Por los muertos y los vivos

Es muy triste que, cada pocas semanas, tengamos que pararnos a orar –cada uno a nuestra manera– por nuevas víctimas del terrorismo yihadista. Si todos los asesinatos nos conmueven, los que se producen en nombre de una fe nos estremecen de una manera inexpresable. No conseguimos entender que alguien mate en obediencia a un Dios.

No hace, sin embargo, tanto que el que impera en esta parte del planeta, el Dios judeocristiano, ordenaba también terribles matanzas, pero esa época negra de nuestra historia parece superada. El hecho de que el mundo occidental haya conseguido dejar atrás las hogueras de la Inquisición, las torturas de los intolerantes, las guerras de religión contra el infiel o las conversiones con la espada –todas las atrocidades cometidas durante siglos en nombre de nuestra propia divinidad–, no ha sido precisamente un milagro, y nunca mejor dicho. Ha sido más bien el resultado del esfuerzo de un infinito número de personas que fueron capaces de rebelarse contra aquello en lo que habían sido educados, de no considerar normal ni bueno lo que les habían dicho que era normal y bueno, de dar la cara por sus principios y, con un esfuerzo ímprobo, transformar entre todas la sociedad.

Muchos musulmanes se alzan contra los que asesinan en nombre de su dios

Suele decirse que la desgracia de los países musulmanes es que no han conocido un proceso semejante al de la Ilustración europea.

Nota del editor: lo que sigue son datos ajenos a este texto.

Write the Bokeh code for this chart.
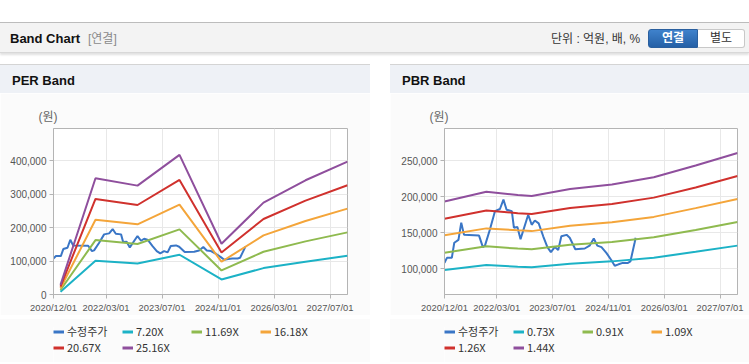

Yo misma lo escribí aquí, unos días después del horror de la sala Bataclan. Ahora tengo la sensación de que las cosas están cambiando. Después de los recientes atentados de Bruselas, ha empezado a producirse un fenómeno nuevo: la protesta por parte de muchos musulmanes contra aquellos que asesinan en nombre de su Dios. Los hemos visto, numerosos y llamativos, en la Place de la Bourse, hombres y mujeres que agitaban las banderas de sus países y protestaban contra sus correligionarios junto a los no musulmanes, y también en los campamentos de refugiados, alzando pequeñas pancartas a favor de la vida. Pueden parecer gestos aún modestos, pero son enormemente valientes, porque todas esas personas saben lo que se están jugando en su propio entorno. Y aun así, se han expresado en público. Mi oración laica va no sólo por las víctimas y sus seres queridos, sino también por esos héroes y heroínas anónimos que, al fin, se atreven a alzar la voz. Esa es la gente que cambia el mundo. Que el Alá más tolerante los proteja.